I have been struggling a little lately. I turn around and see that my little kids are suddenly so big. I used to shovel spoonfuls of cereal into their little pie holes, sing songs to them till I was out of breath, and coach them into blowing their baby noses (which is, BTW, one of the hardest “skills” to teach!). But suddenly, they have become MY helpers when I can’t find my keys, when I’ve lost my glasses, and when I’ve misplaced my joy. Change is afoot.
And I am beginning to see my husband’s military retirement on the horizon. But looking ahead to that day is like trying to glimpse the bottom of the muddy Mississippi as it swirls and rushes by. So many unknowns. I am left wondering about tomorrow.
Truth is, every day is like that, really. We just don’t see it, we take so much for granted. We tend to think each day is full of givens like who we will see, where we will go, and what we will do. And yet…
Come now, you who say, “Today or tomorrow we will go into such and such a town and spend a year there and trade and make a profit”— yet you do not know what tomorrow will bring. What is your life? For you are a mist that appears for a little time and then vanishes. Instead you ought to say, “If the Lord wills, we will live and do this or that” (James 4:13-17, ESV).
And in these last nine months I have written a 20,000 word eBook, formatted it for paperback, and turned it into a 65,000 word Bible Study that I taught to an amazing group of God’s girls, 130 of them, for TEN WEEKS. Then I capped off that time by speaking the same good word to some lovely ladies in Albuquerque, at a wonderfully intimate retreat. And as much as I’d love to share this hope-filled message with womens’ Bible study groups all over, I really wonder: is God going to give it wings to take flight? Or does He have other plans for me?
Because I keep hearing this Still Small Voice that says go lower, be smaller.
Maybe after all the writing and speaking, my Father knows that I’ve been feeling at a loss for words. A little uncertain. A little awkward. But that is as it should be, because He has all the best Words. This passage spoke to me recently:
For a day in your courts is better
than a thousand elsewhere.
I would rather be a doorkeeper in the house of my God
than dwell in the tents of wickedness.
For the Lord God is a sun and shield;
the Lord bestows favor and honor.
No good thing does he withhold
from those who walk uprightly (Psalm 84:10-11, ESV)

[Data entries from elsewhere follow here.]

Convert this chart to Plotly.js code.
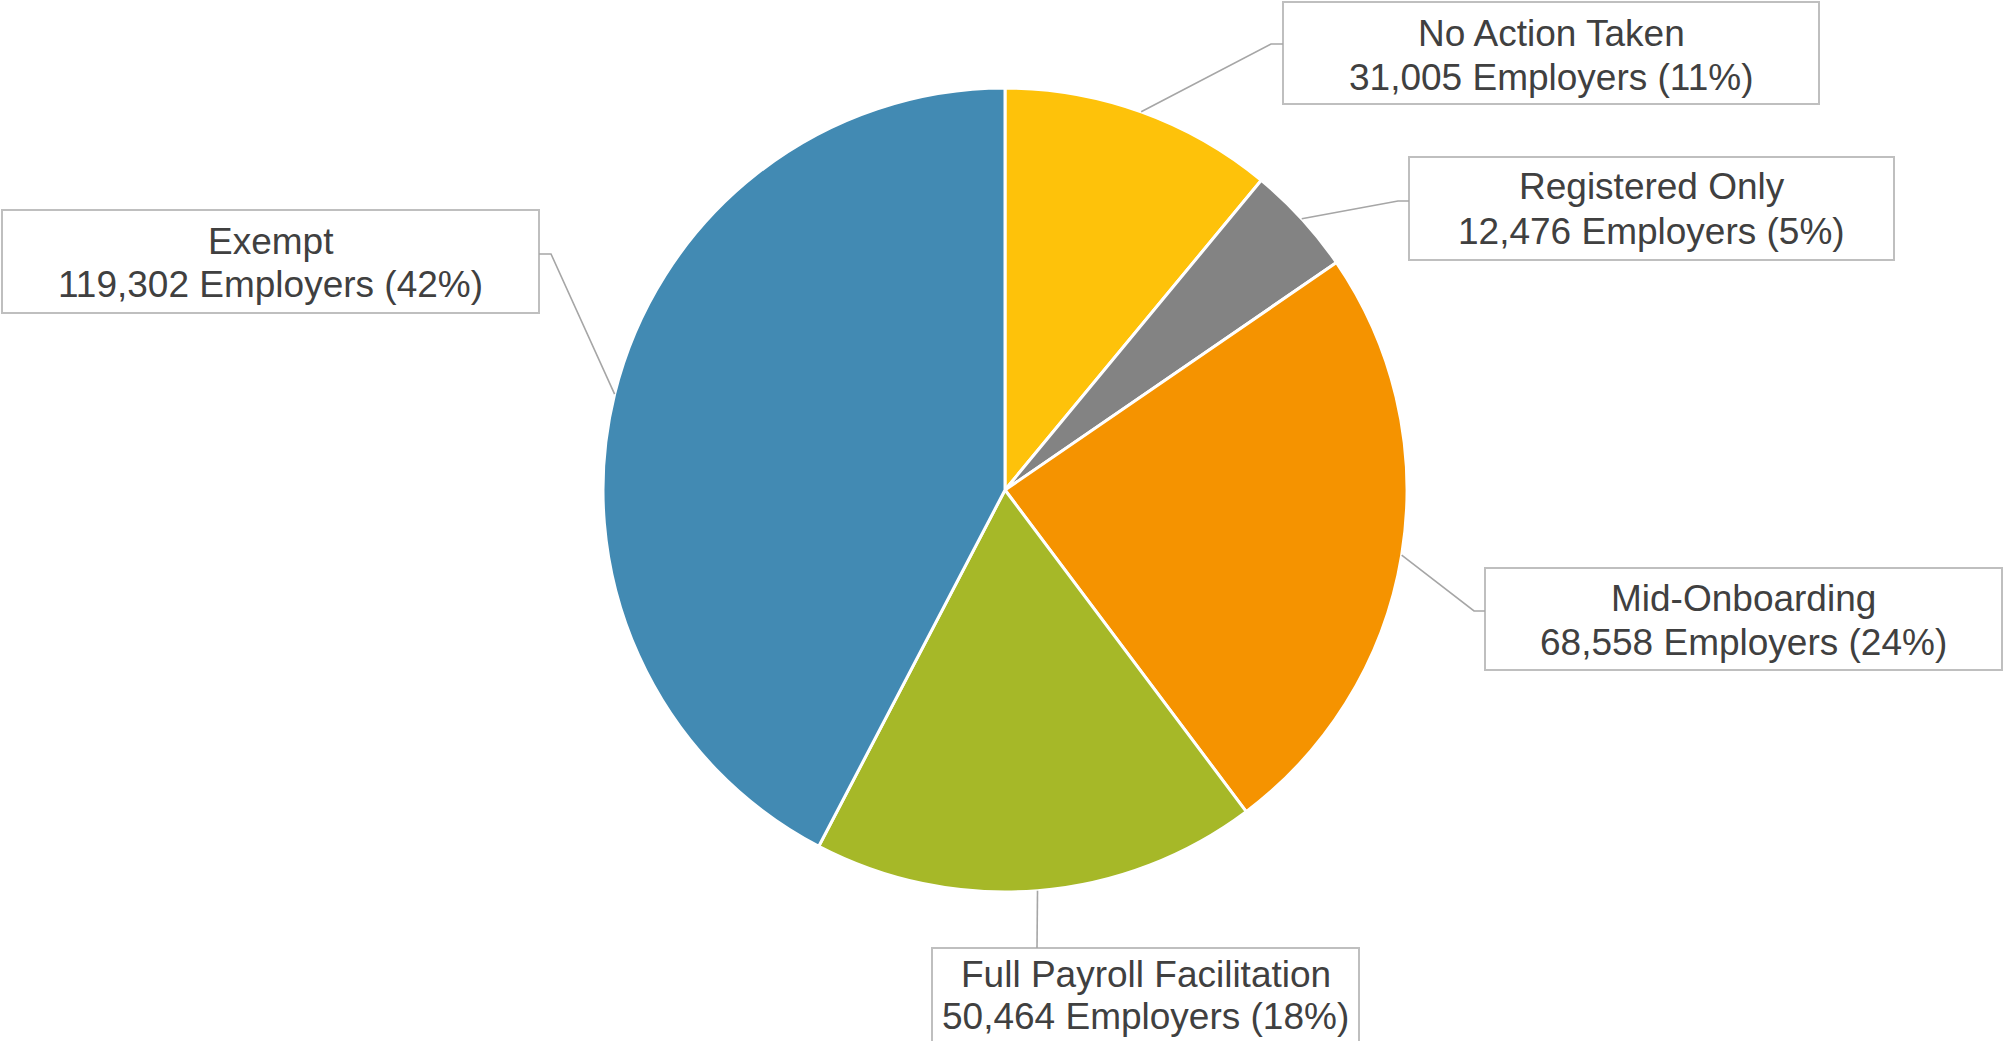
<!DOCTYPE html>
<html>
<head>
<meta charset="utf-8">
<script src="https://cdn.plot.ly/plotly-3.0.1.min.js"></script>
<style>
  html, body { margin: 0; padding: 0; background: #ffffff; }
  #chart { width: 2003px; height: 1041px; }
</style>
</head>
<body>
<div id="chart"></div>
<script>
// ---- data ----
const categories = ['No Action Taken', 'Registered Only', 'Mid-Onboarding', 'Full Payroll Facilitation', 'Exempt'];
const employers = [31005, 12476, 68558, 50464, 119302];
const percentLabels = ['11%', '5%', '24%', '18%', '42%'];
const sliceColors = ['#FEC20A', '#838383', '#F59300', '#A6B828', '#428AB3'];

// ---- layout (pixels) ----
const W = 2003, H = 1041;
const pieBox = { x0: 603, x1: 1407, y0: 88, y1: 892 };
const callouts = [
  { box: [1283, 2, 1819, 104],  elbow: [1271, 44],  attach: [1283, 44],  textY: [33, 77] },
  { box: [1409, 157, 1894, 260], elbow: [1398, 201], attach: [1409, 201], textY: [187, 231] },
  { box: [1485, 568, 2002, 670], elbow: [1474, 611], attach: [1485, 611], textY: [598, 642] },
  { box: [932, 948, 1359, 1050], elbow: [1037, 948], attach: [1037, 948], textY: [974, 1016] },
  { box: [2, 210, 539, 313],     elbow: [551, 254],  attach: [539, 254],  textY: [241, 285] }
];

const px = x => x / W;
const py = y => 1 - y / H;
const fmt = n => n.toLocaleString('en-US');

// pie geometry derived from data (clockwise from 12 o'clock)
const cx = (pieBox.x0 + pieBox.x1) / 2, cy = (pieBox.y0 + pieBox.y1) / 2;
const R = (pieBox.x1 - pieBox.x0) / 2;
const total = employers.reduce((a, b) => a + b, 0);
let cum = 0;
const edgePts = employers.map(v => {
  const mid = (cum + v / 2) / total * 2 * Math.PI;
  cum += v;
  return [cx + R * Math.sin(mid), cy - R * Math.cos(mid)];
});

const shapes = [];
const annotations = [];
const textFont = { family: 'Liberation Sans, Arial, sans-serif', size: 37, color: '#404040' };

categories.forEach((name, i) => {
  const c = callouts[i];
  const [bx0, by0, bx1, by1] = c.box;
  shapes.push({
    type: 'rect', xref: 'paper', yref: 'paper',
    x0: px(bx0), x1: px(bx1), y0: py(by1), y1: py(by0),
    line: { color: '#BFBFBF', width: 2 }, fillcolor: 'rgba(0,0,0,0)', layer: 'above'
  });
  const e = edgePts[i];
  shapes.push({
    type: 'path', xref: 'paper', yref: 'paper',
    path: `M ${px(e[0])} ${py(e[1])} L ${px(c.elbow[0])} ${py(c.elbow[1])} L ${px(c.attach[0])} ${py(c.attach[1])}`,
    line: { color: '#A6A6A6', width: 1.6 }, layer: 'above'
  });
  const mx = (bx0 + bx1) / 2;
  annotations.push({
    xref: 'paper', yref: 'paper', x: px(mx), y: py(c.textY[0]),
    xanchor: 'center', yanchor: 'middle', showarrow: false,
    text: name, font: textFont
  });
  annotations.push({
    xref: 'paper', yref: 'paper', x: px(mx), y: py(c.textY[1]),
    xanchor: 'center', yanchor: 'middle', showarrow: false,
    text: fmt(employers[i]) + ' Employers (' + percentLabels[i] + ')', font: textFont
  });
});

const trace = {
  type: 'pie',
  labels: categories,
  values: employers,
  sort: false,
  direction: 'clockwise',
  rotation: 0,
  textinfo: 'none',
  hoverinfo: 'label+value+percent',
  marker: { colors: sliceColors, line: { color: '#FFFFFF', width: 3 } },
  domain: { x: [px(pieBox.x0), px(pieBox.x1)], y: [py(pieBox.y1), py(pieBox.y0)] },
  showlegend: false
};

const layout = {
  width: W, height: H,
  margin: { l: 0, r: 0, t: 0, b: 0, pad: 0 },
  paper_bgcolor: '#FFFFFF', plot_bgcolor: '#FFFFFF',
  showlegend: false,
  shapes: shapes,
  annotations: annotations
};

Plotly.newPlot('chart', [trace], layout, { displayModeBar: false, staticPlot: true });
</script>
</body>
</html>
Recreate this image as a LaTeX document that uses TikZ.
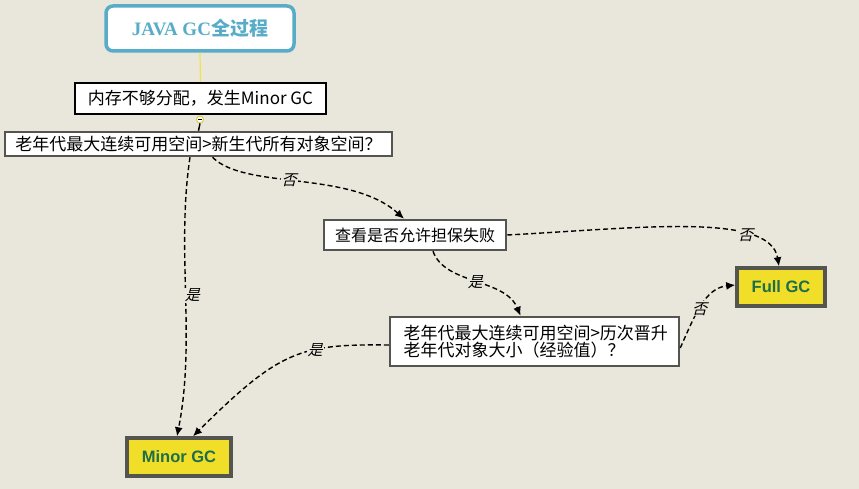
\documentclass[tikz,border=0pt]{standalone}
\usepackage{fontspec}
\setmainfont{Liberation Sans}
\newfontfamily\cjk{Noto Sans CJK SC}
\newfontfamily\cjkslant[FakeSlant=0.25]{Noto Sans CJK SC}
\newfontfamily\titlefont{Liberation Serif}
\usetikzlibrary{arrows.meta}
\definecolor{bgc}{RGB}{233,231,220}
\definecolor{titleblue}{RGB}{88,172,200}
\definecolor{gcyellow}{RGB}{240,222,40}
\definecolor{gcgreen}{RGB}{30,110,75}
\definecolor{boxgrey}{RGB}{85,85,80}
\tikzset{
  stepbox/.style={draw=boxgrey, line width=2.5pt, fill=white, inner sep=0pt, font=\cjk\fontsize{16}{18}\selectfont, align=left},
  gcbox/.style={draw=boxgrey, line width=3.5pt, fill=gcyellow, inner sep=0pt, font=\bfseries\fontsize{16.5}{18}\selectfont, text=gcgreen},
  flow/.style={line width=1.4pt, dash pattern=on 5pt off 3pt, -{Latex[length=9pt,width=8pt]}},
  lbl/.style={fill=bgc, inner sep=1pt, font=\cjkslant\fontsize{15}{16}\selectfont}
}
\begin{document}
\begin{tikzpicture}[x=1pt,y=-1pt]
\fill[bgc] (0,0) rectangle (859,489);
\useasboundingbox (0,0) rectangle (859,489);

\node[draw=titleblue, line width=3.5pt, rounded corners=7pt, fill=white, minimum width=188pt, minimum height=45pt, inner sep=0pt, text=titleblue, font=\bfseries\fontsize{19}{21}\selectfont] (title) at (200,28.5) {{\titlefont JAVA GC}{\cjk 全过程}};

\node[stepbox, draw=black, minimum width=251pt, minimum height=31pt, font=\cjk\fontsize{17}{19}\selectfont] (b2) at (200.5,98.5) {内存不够分配，发生Minor GC};
\node[stepbox, minimum width=387pt, minimum height=24pt, font=\cjk\fontsize{17}{19}\selectfont] (b3) at (198.5,144) {老年代最大连续可用空间>新生代所有对象空间？};
\node[stepbox, minimum width=182pt, minimum height=30pt] (b4) at (415,235) {查看是否允许担保失败};
\node[stepbox, minimum width=289pt, minimum height=49pt, text width=262pt, font=\cjk\fontsize{17}{17.5}\selectfont] (b5) at (534.5,341.5) {老年代最大连续可用空间>历次晋升\\老年代对象大小（经验值）？};
\node[gcbox, minimum width=88pt, minimum height=38pt] (full) at (781,287) {Full GC};
\node[gcbox, minimum width=104pt, minimum height=38pt] (minor) at (179,457) {Minor GC};

\draw[gcyellow!85!white, line width=1.2pt] (title.south) -- (b2.north);
\node[circle, draw=gcyellow!90!black, fill=white, line width=0.8pt, inner sep=0pt, minimum size=7pt] (knob) at (200,119.5) {};
\draw[black, line width=1.5pt] (knob.south) -- (b3.north);
\draw[black, line width=0.6pt] (198,119.5) -- (202,119.5);

\draw[flow] ([xshift=-8.5pt]b3.south) .. controls (176,250) and (196,340) .. node[lbl, pos=0.5, xshift=7pt] {是} ([xshift=-2pt]minor.north);
\draw[flow] ([xshift=14pt]b3.south) .. controls (245,190) and (350,170) .. node[lbl, pos=0.45] {否} ([xshift=-11pt]b4.north);
\draw[flow] (b4.east) .. controls (640,228) and (770,212) .. node[lbl, pos=0.72] {否} ([xshift=-2pt]full.north);
\draw[flow] ([xshift=18pt]b4.south) .. controls (445,285) and (505,278) .. node[lbl, pos=0.5] {是} ([xshift=-14pt]b5.north);
\draw[flow] ([yshift=-3.5pt]b5.west) .. controls (300,344) and (280,350) .. node[lbl, pos=0.35] {是} ([xshift=14pt]minor.north);
\draw[flow] ([yshift=-6.5pt]b5.east) .. controls (695,315) and (705,288) .. node[lbl, pos=0.45] {否} ([yshift=2pt]full.west);
\end{tikzpicture}
\end{document}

It was Sunday, Mother’s Day, that our pastor read all of Psalm 84, but the words that rang out loudly to me were: I would rather be a doorkeeper in the house of my God…these words rang out loud and true.
I would rather be a doorkeeper. I would rather take the lowliest job, if means to work for Him, to be with Him. And mothers, and wives, and writers are watchers, and listeners, and curators of other people’s stories. We are nose-wipers, hand-holders, and heart-whisperers. We have supporting roles: we are doorkeepers, and house keepers, and hearth keepers.
God has made each of us for His pleasure and His Glory, not ours. He is big. We are all small. We can rest in this truth. He carries us. He is the Good Master. And though we don’t know what He has in store for any of us, the truth is that it is better to be a doorkeeper in the house of our God than to dwell anywhere else.